Ontario MPP
- In office 1967–1971
- Preceded by: Andy Thompson
- Succeeded by: George Adam Nixon
- Constituency: Dovercourt

Personal details
- Born: May 6, 1926 Toronto, Ontario
- Died: October 23, 2009 (aged 83) Toronto, Ontario
- Party: Liberal
- Spouse: Elvira de Monte
- Children: 7
- Occupation: Lawyer

= Dante De Monte =

Canadian politician

Dante Matthew De Monte (May 6, 1926 – October 23, 2009) was a politician in Ontario, Canada.

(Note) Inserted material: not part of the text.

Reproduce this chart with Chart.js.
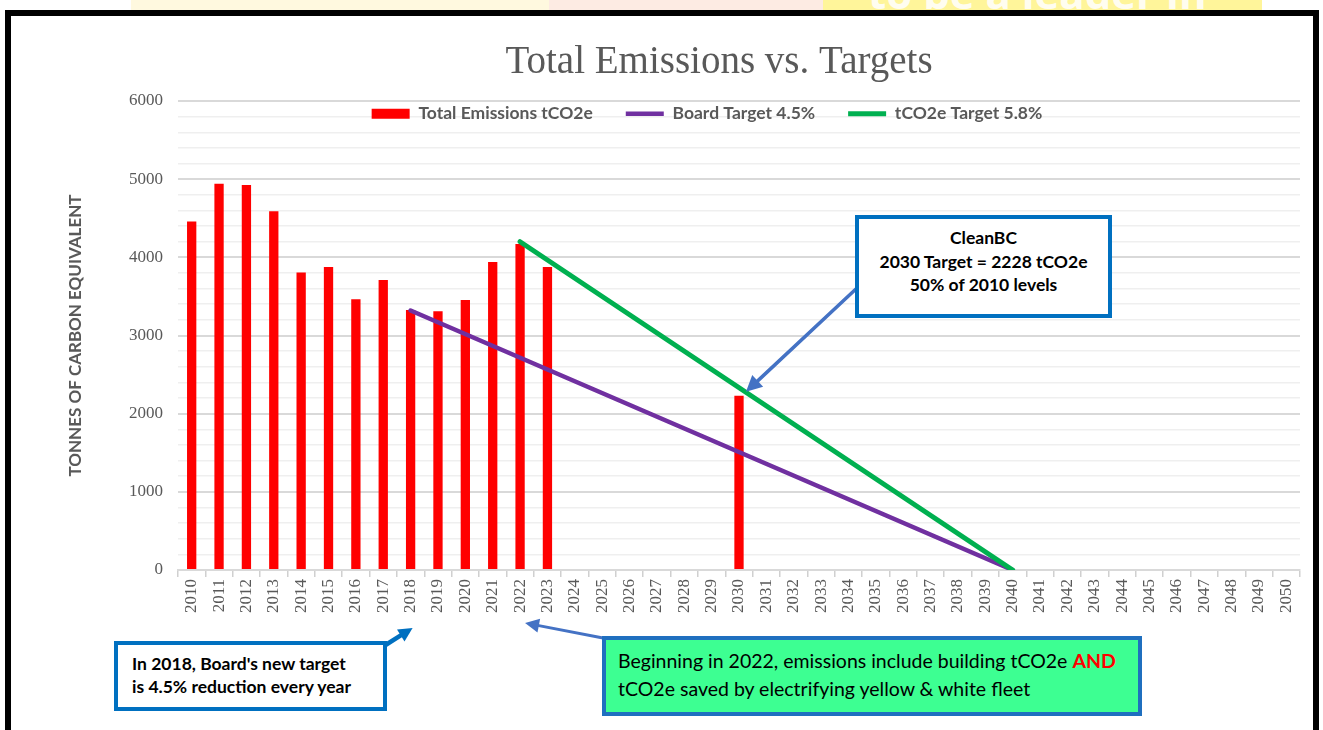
<!DOCTYPE html>
<html>
<head>
<meta charset="utf-8">
<script src="https://cdn.jsdelivr.net/npm/chart.js@4/dist/chart.umd.min.js"></script>
<style>
  html, body { margin:0; padding:0; background:#fff; width:1323px; height:730px; overflow:hidden; }
  #strip { position:absolute; left:0; top:0; width:1323px; height:11px; overflow:hidden; background:#fff; }
  .band { position:absolute; top:0; height:11px; }
  #stripText { position:absolute; left:868px; top:-36px; font:bold 42px "Open Sans", sans-serif; color:#fff; white-space:nowrap; opacity:0.85; }
  #frame { position:absolute; left:5px; top:10px; width:1302px; height:740px; border:6px solid #000; border-bottom:none; background:#fff; }
  #wrap { position:absolute; left:0; top:0; width:1323px; height:730px; }
  .box { position:absolute; box-sizing:border-box; font-family:Lato, "Open Sans", sans-serif; color:#000; white-space:nowrap; }
  #b1 { left:855px; top:215px; width:257px; height:103px; border:4px solid #0070C0; background:#fff; text-align:center; font-weight:bold; font-size:17.5px; line-height:23.5px; padding-top:7px; }
  #b2 { left:114px; top:641px; width:273px; height:70px; border:4px solid #0070C0; background:#fff; font-weight:bold; font-size:17.5px; line-height:23px; padding:7px 0 0 14px; }
  #b3 { left:602px; top:636px; width:540px; height:80px; border:4px solid #1F6FBF; background:#3DFF92; font-size:19.5px; line-height:28px; padding:7px 0 0 12px; }
  #b3 .and { color:#FF0000; font-weight:bold; }
</style>
</head>
<body>
<div id="strip">
  <div class="band" style="left:131px;width:418px;background:#FFF9DF;"></div>
  <div class="band" style="left:549px;width:274px;background:#FDEBE3;"></div>
  <div class="band" style="left:823px;width:439px;background:#FFF59A;"></div>
  <div id="stripText">to be a leader in</div>
</div>
<div id="frame"></div>
<div id="wrap"><canvas id="c" width="1323" height="730"></canvas></div>
<div class="box" id="b1">CleanBC<br>2030 Target = 2228 tCO2e<br>50% of 2010 levels</div>
<div class="box" id="b2">In 2018, Board's new target<br>is 4.5% reduction every year</div>
<div class="box" id="b3">Beginning in 2022, emissions include building tCO2e <span class="and">AND</span><br>tCO2e saved by electrifying yellow &amp; white fleet</div>
<script>
// ---- data ----
const years = ['2010','2011','2012','2013','2014','2015','2016','2017','2018','2019',
  '2020','2021','2022','2023','2024','2025','2026','2027','2028','2029',
  '2030','2031','2032','2033','2034','2035','2036','2037','2038','2039',
  '2040','2041','2042','2043','2044','2045','2046','2047','2048','2049','2050'];
const totalEmissions = [4460,4940,4925,4590,3805,3875,3465,3710,3325,3310,
  3455,3940,4170,3875,null,null,null,null,null,null,
  2228,null,null,null,null,null,null,null,null,null,
  null,null,null,null,null,null,null,null,null,null,null];
const boardTarget = [null,null,null,null,null,null,null,null,3320,null,
  null,null,null,null,null,null,null,null,null,null,
  null,null,null,null,null,null,null,null,null,null,
  0,null,null,null,null,null,null,null,null,null,null];
const co2Target = [null,null,null,null,null,null,null,null,null,null,
  null,null,4200,null,null,null,null,null,null,null,
  null,null,null,null,null,null,null,null,null,null,
  0,null,null,null,null,null,null,null,null,null,null];
const seriesNames = ['Total Emissions tCO2e','Board Target 4.5%','tCO2e Target 5.8%'];
const yTickLabels = [0,1000,2000,3000,4000,5000,6000];

const GREY = '#595959';

// place title/legend where the reference has them
const shiftPlugin = {
  id: 'shift',
  afterLayout(chart) {
    const t = chart.titleBlock;
    if (t) { const dx = 719 - (t.left + t.right) / 2; t.left += dx; t.right += dx; }
    const l = chart.legend;
    if (l) {
      const dx = 707 - (l.left + l.right) / 2; l.left += dx; l.right += dx;
      l.top = 72; l.height = 64; l.bottom = l.top + l.height;
    }
  }
};

function arrow(ctx, x1, y1, x2, y2, color, w, head) {
  const a = Math.atan2(y2 - y1, x2 - x1);
  const bx = x2 - head * Math.cos(a), by = y2 - head * Math.sin(a);
  ctx.save();
  ctx.strokeStyle = color; ctx.fillStyle = color; ctx.lineWidth = w; ctx.lineCap = 'round';
  ctx.beginPath(); ctx.moveTo(x1, y1); ctx.lineTo(bx, by); ctx.stroke();
  ctx.beginPath();
  ctx.moveTo(x2, y2);
  ctx.lineTo(bx + head * 0.5 * Math.sin(a), by - head * 0.5 * Math.cos(a));
  ctx.lineTo(bx - head * 0.5 * Math.sin(a), by + head * 0.5 * Math.cos(a));
  ctx.closePath(); ctx.fill();
  ctx.restore();
}

const arrowPlugin = {
  id: 'arrows',
  afterDraw(chart) {
    const ctx = chart.ctx, xs = chart.scales.x, ys = chart.scales.y, bottom = chart.chartArea.bottom;
    arrow(ctx, 857, 288, xs.getPixelForValue(20) + 7, ys.getPixelForValue(2280), '#4472C4', 3.5, 16);
    arrow(ctx, 384, 646, xs.getPixelForValue(8) + 2, bottom + 58, '#0070C0', 4.5, 14);
    arrow(ctx, 603, 638, xs.getPixelForValue(12) + 5, bottom + 53, '#4472C4', 3, 14);
  }
};

new Chart(document.getElementById('c'), {
  type: 'bar',
  data: {
    labels: years,
    datasets: [
      { type:'bar', label: seriesNames[0], data: totalEmissions, backgroundColor:'#FF0000', borderWidth:0,
        barPercentage:0.34, categoryPercentage:1.0, pointStyle:'rect', order:2 },
      { type:'line', label: seriesNames[1], data: boardTarget, borderColor:'#7030A0', borderWidth:4.5,
        pointRadius:0, pointStyle:'line', pointBorderColor:'#7030A0', pointBackgroundColor:'#7030A0', pointBorderWidth:4.5,
        spanGaps:true, borderCapStyle:'round', fill:false, order:1 },
      { type:'line', label: seriesNames[2], data: co2Target, borderColor:'#00B050', borderWidth:5,
        pointRadius:0, pointStyle:'line', pointBorderColor:'#00B050', pointBackgroundColor:'#00B050', pointBorderWidth:5,
        spanGaps:true, borderCapStyle:'round', fill:false, order:0 }
    ]
  },
  options: {
    responsive:false, animation:false, devicePixelRatio:1, events:[],
    layout: { padding: { left:40, right:23, top:10, bottom:115 } },
    plugins: {
      title: { display:true, text:'Total Emissions vs. Targets', color:GREY,
        font:{ family:'"Liberation Serif", "Times New Roman", serif', size:39, weight:'normal', lineHeight:1.2 },
        padding:{ top:29, bottom:15.2 } },
      legend: { display:true, position:'top', align:'center', maxHeight:0.01,
        labels: { usePointStyle:true, pointStyleWidth:38, boxHeight:10, padding:33, color:GREY,
          font:{ family:'Lato, "Open Sans", sans-serif', size:17.5, weight:'bold' },
          sort:(a,b) => a.datasetIndex - b.datasetIndex } },
      tooltip: { enabled:false }
    },
    scales: {
      x: {
        offset:true,
        grid: { drawOnChartArea:false, drawTicks:true, tickLength:7, color:'#d0d0d0', lineWidth:1.5, offset:true },
        border: { display:true, color:'#d9d9d9', width:2 },
        ticks: { autoSkip:false, maxRotation:90, minRotation:90, padding:2, color:GREY,
          font:{ family:'"Liberation Serif", "Times New Roman", serif', size:17 } }
      },
      y: {
        min:0, max:6000,
        afterFit(s) { s.width = 138; },
        grid: { drawTicks:false,
          color:(c) => (c.tick && c.tick.value % 1000 === 0) ? '#d9d9d9' : '#efefef',
          lineWidth:(c) => (c.tick && c.tick.value % 1000 === 0) ? 2 : 1.5 },
        border: { display:false },
        ticks: { stepSize:200, autoSkip:false, padding:15, color:GREY,
          font:{ family:'"Liberation Serif", "Times New Roman", serif', size:17 },
          callback:(v) => yTickLabels.includes(v) ? String(v) : '' },
        title: { display:true, text:'TONNES OF CARBON EQUIVALENT', color:GREY,
          font:{ family:'Lato, "Open Sans", sans-serif', size:17, weight:'bold', lineHeight:1.2 },
          padding:{ top:25, bottom:10 } }
      }
    }
  },
  plugins:[shiftPlugin, arrowPlugin]
});
</script>
</body>
</html>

He was a Liberal member in the Legislative Assembly of Ontario from 1967 to 1971 who represented the downtown Toronto riding of Dovercourt.

==Background==
Born in Toronto, to parents who had emigrated from the Friuli district in Italy, De Monte served in the Royal Canadian Navy during the Second World War and then earned his Bachelor of Arts degree at the University of Toronto and a law degree from the Osgoode Law School in 1955. He opened a law practice in North York and practiced law for over 40 years. An active supporter of a wide variety of social charities, he was particularly closely associated with the Friuli Centre, in Toronto. Married to the late Elvira De Monte, they had seven children. Prior to his election, he had served as the Vice-President of the Toronto and District Liberal Association.

==Politics==
In the 1967 provincial election, De Monte ran as the Liberal in the riding of Dovercourt. He defeated New Democrat Otto Bressan by 1,586 votes. During the next four years he sat as an opposition supporter for Liberal leader Robert Nixon. In the 1971 election, he was defeated by Progressive Conservative candidate George Nixon, placing a poor third behind New Democrat candidate Steve Penner.